Une étude publiée en mars par la Responsible Mining Foundation et dont les résultats ne sont même pas mentionnés dans le rapport conclut que le devoir de diligence des entreprises concernant les droits humains, les flux financiers et l’impact environnemental est souvent très limité. Dix des 25 sociétés examinées ont leur siège en Suisse et sont membres de l’Association suisse du négoce de matières premières et du transport maritime (STSA).

La transparence fait également défaut. Ce constat vaut pour les entreprises, mais aussi pour la Confédération, même si l’Office fédéral de la statistique a fini par révéler le nombre d’emplois dans ce secteur, sept ans après le premier rapport sur les matières premières : 9800. La STSA a ainsi dû corriger son site Internet après avoir avancé le triple durant des années.

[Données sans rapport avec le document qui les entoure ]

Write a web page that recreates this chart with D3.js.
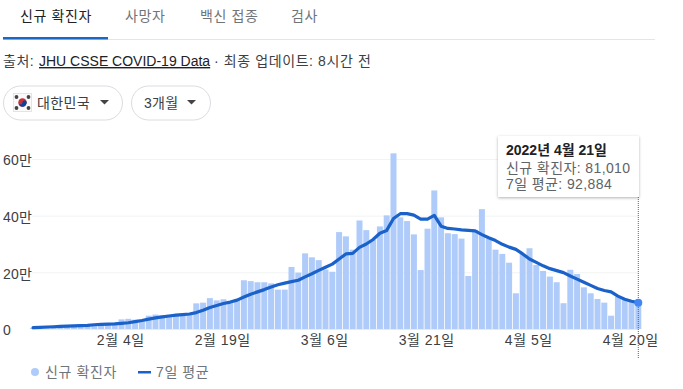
<!DOCTYPE html>
<html><head><meta charset="utf-8">
<script src="https://cdn.jsdelivr.net/npm/d3@7"></script>
<style>
html,body{margin:0;padding:0;background:#fff;overflow:hidden}
svg{display:block}
text{font-family:"Liberation Sans","Noto Sans CJK KR",sans-serif}
</style></head><body>
<svg id="c" width="683" height="389"></svg>
<script>
const newCases = [0.4,0.5,0.6,0.7,0.8,0.9,1.1,1.2,1.4,1.5,1.7,1.9,2.2,3.4,3.6,3.3,3.0,4.7,5.1,4.8,5.0,5.0,5.2,5.3,9.05,9.3,10.9,10.1,
10.5,9.9,10.2,17.2,16.9,16.5,16.5,16.1,13.9,13.9,21.9,19.9,26.7,25.3,24.3,21,20.2,34.2,32.7,28,38.3,34.9,31.4,36.2,40.1,62,39.4,38.1,33.4,20.8,35.4,48.9,
39.4,33.8,33.5,31.9,18.7,35,42.3,32,28,26.5,23.4,12.6,26.5,28.5,22.6,20.5,18.5,16.5,9.1,20.9,19.4,14.7,12.6,10.6,9.3,4.7,11.4,10.2,9.6,8.101];
const weeklyAvg = [0.5,0.6,0.7,0.8,0.9,1.0,1.1,1.2,1.3,1.5,1.6,1.7,1.8,2.0,2.2,2.6,3.0,3.5,3.9,4.3,4.6,4.9,5.1,5.3,5.8,6.6,7.6,8.3,
9.0,9.5,10.2,11.3,12.3,13.1,13.9,14.8,15.6,16.2,16.7,17.2,18.4,19.5,20.7,21.8,22.9,24.7,26.5,26.7,28.8,30,31.6,33.8,34.8,39,40.7,40.7,40.2,38.8,38.8,40.1,
36.3,35.5,35.3,35,34.8,34.6,33.3,32.2,31.2,29.9,28.9,28.1,26.5,24.7,23.5,22.3,21.3,20.6,19.9,18.7,17.6,16.5,15.4,14.3,13.6,13.1,11.6,10.5,9.8,9.2884];
const xTickIndex = [13,28,43,58,73,88];
const xTickLabels = ["2월 4일","2월 19일","3월 6일","3월 21일","4월 5일","4월 20일"];
const yTicks = [0,20,40,60];
const yTickLabels = ["0","20만","40만","60만"];
const tabs = ["신규 확진자","사망자","백신 접종","검사"];
const seriesNames = ["신규 확진자","7일 평균"];

const svg = d3.select("#c");
const idx = d3.range(newCases.length);
const x = d3.scaleBand().domain(idx).range([29.7,641.7]).paddingInner(0.12).paddingOuter(0.06);
const cx = i => x(i)+x.bandwidth()/2;
const y = d3.scaleLinear().domain([0,60]).range([329,159]);
const txt=(xp,yp,s,size,fill,anchor,weight,ls)=>svg.append("text").attr("x",xp).attr("y",yp).attr("font-size",size).attr("fill",fill).attr("text-anchor",anchor||"start").attr("font-weight",weight||400).attr("letter-spacing",ls||0).text(s);

// tabs
const tabX=[20,125,200,291];
tabs.forEach((t,i)=>txt(tabX[i],21,t,14,i==0?"#202124":"#70757a","start",400,0.6));
svg.append("rect").attr("x",3).attr("y",39).attr("width",652).attr("height",1).attr("fill","#e3e5e8");
svg.append("rect").attr("x",3).attr("y",37).attr("width",105).attr("height",2.5).attr("fill","#1a69c4");

// source line
txt(3,66,"출처:",14,"#3c4043","start",400,0.5);
const link=txt(39,66,"JHU CSSE COVID-19 Data",14,"#202124").attr("text-decoration","underline");
txt(214,66,"· 최종 업데이트: 8시간 전",14,"#3c4043","start",400,0.6);

// pills
[[3.5,119],[131.5,79]].forEach(p=>svg.append("rect").attr("x",p[0]).attr("y",86).attr("width",p[1]).attr("height",34).attr("rx",17).attr("fill","#fff").attr("stroke","#dadce0"));
const fl=svg.append("g").attr("transform","translate(13,93)");
fl.append("rect").attr("x",.5).attr("y",.5).attr("width",18).attr("height",18).attr("fill","#fafafa").attr("stroke","#e4e4e4");
fl.append("circle").attr("cx",9.5).attr("cy",9.5).attr("r",4.2).attr("fill","#cd2e3a");
fl.append("path").attr("d","M5.3 9.5a4.2 4.2 0 0 0 8.4 0a2.1 2.1 0 0 0 -4.2 0a2.1 2.1 0 0 1 -4.2 0z").attr("fill","#0047a0");
[[3.5,4],[15.5,4],[3.5,15],[15.5,15]].forEach(p=>fl.append("circle").attr("cx",p[0]).attr("cy",p[1]).attr("r",1.9).attr("fill","#444"));
txt(37,108,"대한민국",14,"#3c4043","start",400,0.4);
txt(144,108,"3개월",14,"#3c4043","start",400,0.3);
[[104.5],[191.5]].forEach(p=>svg.append("path").attr("d",`M${p[0]-4.5} 100h9l-4.5 4.5z`).attr("fill","#444"));

// grid
svg.append("g").selectAll("line").data(yTicks).join("line")
  .attr("x1",32).attr("x2",639).attr("y1",d=>y(d)+.5).attr("y2",d=>y(d)+.5).attr("stroke",(d,i)=>i==0?"#e8eaed":"#f1f3f4");

// y labels
const yAxis=d3.axisLeft(y).tickValues(yTicks).tickSize(0).tickFormat((d,i)=>yTickLabels[i]);
const ya=svg.append("g").attr("transform","translate(3,1)").call(yAxis);
ya.select(".domain").remove();
ya.selectAll("text").attr("text-anchor","start").attr("x",0).attr("dy","0.35em").attr("font-size",14).attr("letter-spacing",0.2).attr("fill","#3c4043").attr("font-family",null);

// bars
svg.append("g").selectAll("rect").data(newCases).join("rect")
  .attr("x",(d,i)=>x(i)).attr("width",x.bandwidth()).attr("y",d=>y(d)).attr("height",d=>y(0)-y(d)).attr("fill","#aecbfa");

// line
const ln=d3.line().x((d,i)=>cx(i)).y(d=>y(d));
svg.append("path").datum(weeklyAvg).attr("d",ln).attr("fill","none").attr("stroke","#1a62c9").attr("stroke-width",3.2).attr("stroke-linejoin","round").attr("stroke-linecap","round");

// x labels
const xa=svg.append("g").attr("transform","translate(-0.8,329)").call(d3.axisBottom(x).tickValues(xTickIndex).tickSize(0).tickFormat((d,i)=>xTickLabels[i]));
xa.select(".domain").remove();
xa.selectAll("text").attr("y",11).attr("dy","0.35em").attr("font-size",14).attr("letter-spacing",0.5).attr("fill","#3c4043").attr("font-family",null);

// crosshair + point
const last=idx.length-1;
svg.append("line").attr("x1",cx(last)).attr("x2",cx(last)).attr("y1",197).attr("y2",358).attr("stroke","#5f6368").attr("stroke-dasharray","1 1");
svg.append("circle").attr("cx",cx(last)).attr("cy",y(weeklyAvg[last])).attr("r",4).attr("fill","#4285f4");

// tooltip
const defs=svg.append("defs");
const f=defs.append("filter").attr("id","sh").attr("x","-10%").attr("y","-10%").attr("width","120%").attr("height","125%");
f.append("feDropShadow").attr("dx",0).attr("dy",1).attr("stdDeviation",1.5).attr("flood-color","#000").attr("flood-opacity",.3);
svg.append("rect").attr("x",498).attr("y",136).attr("width",141).attr("height",61).attr("fill","#fff").attr("filter","url(#sh)");
txt(506,155,"2022년 4월 21일",14,"#202124","start",700);
txt(506,173,seriesNames[0]+": 81,010",14,"#5f6368","start",400,0.4);
txt(506,189,seriesNames[1]+": 92,884",14,"#5f6368","start",400,0.4);

// legend
svg.append("circle").attr("cx",35).attr("cy",372).attr("r",4).attr("fill","#aecbfa");
txt(45,377,seriesNames[0],14,"#70757a","start",400,0.6);
svg.append("rect").attr("x",138).attr("y",371).attr("width",13).attr("height",2.5).attr("fill","#1a62c9");
txt(156,377,seriesNames[1],14,"#70757a","start",400,0.6);
</script></body></html>
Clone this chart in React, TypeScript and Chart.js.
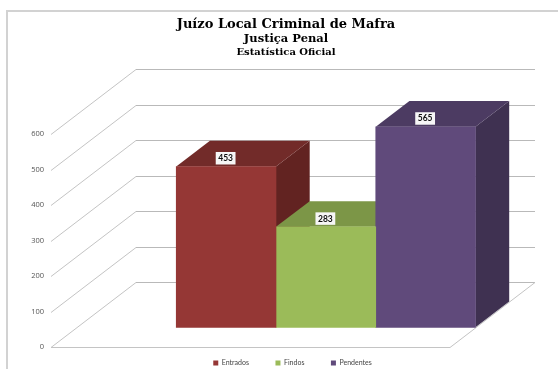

Une politique de l’autruche


Il est incompréhensible que le rapport taise les nombreuses enquêtes et ordonnances pénales ainsi que les aveux de culpabilité dans lesquels ont été impliqués les géants du négoce suisse de matières premières ces dernières années. Le Conseil fédéral déclarait en 2018 que les ambassades présentes dans des pays riches en matières premières ou hôtes de centres de négoce doivent suivre les comptes-rendus des médias et le débat public afin d’identifier à temps les risques de réputation éventuels pour la Suisse. On serait donc intéressé de savoir quelles informations ont été transmises à la centrale de Berne depuis le Brésil, l’Équateur, le Mexique, la Côte d’Ivoire, les deux Congo, la Grande-Bretagne et les États-Unis, où des procédures de corruption contre des entreprises suisses actives dans les matières premières sont en cours. Berne, nous avons un problème !

Cette réalité et l’inaction du Conseil fédéral soulignent une fois encore la nécessité de soumettre ce secteur à des devoirs de diligence contraignants lors d’opérations avec des personnalités politiquement exposées. En proposant la création d’une Autorité de surveillance des marchés de matières premières, Public Eye montre comment l’instauration de règles claires et de mesures efficaces serait possible.

Proposition de citation: Andreas Missbach (2021). Prise de position: Berne, nous avons un problème !. La Vie économique, 31 mai.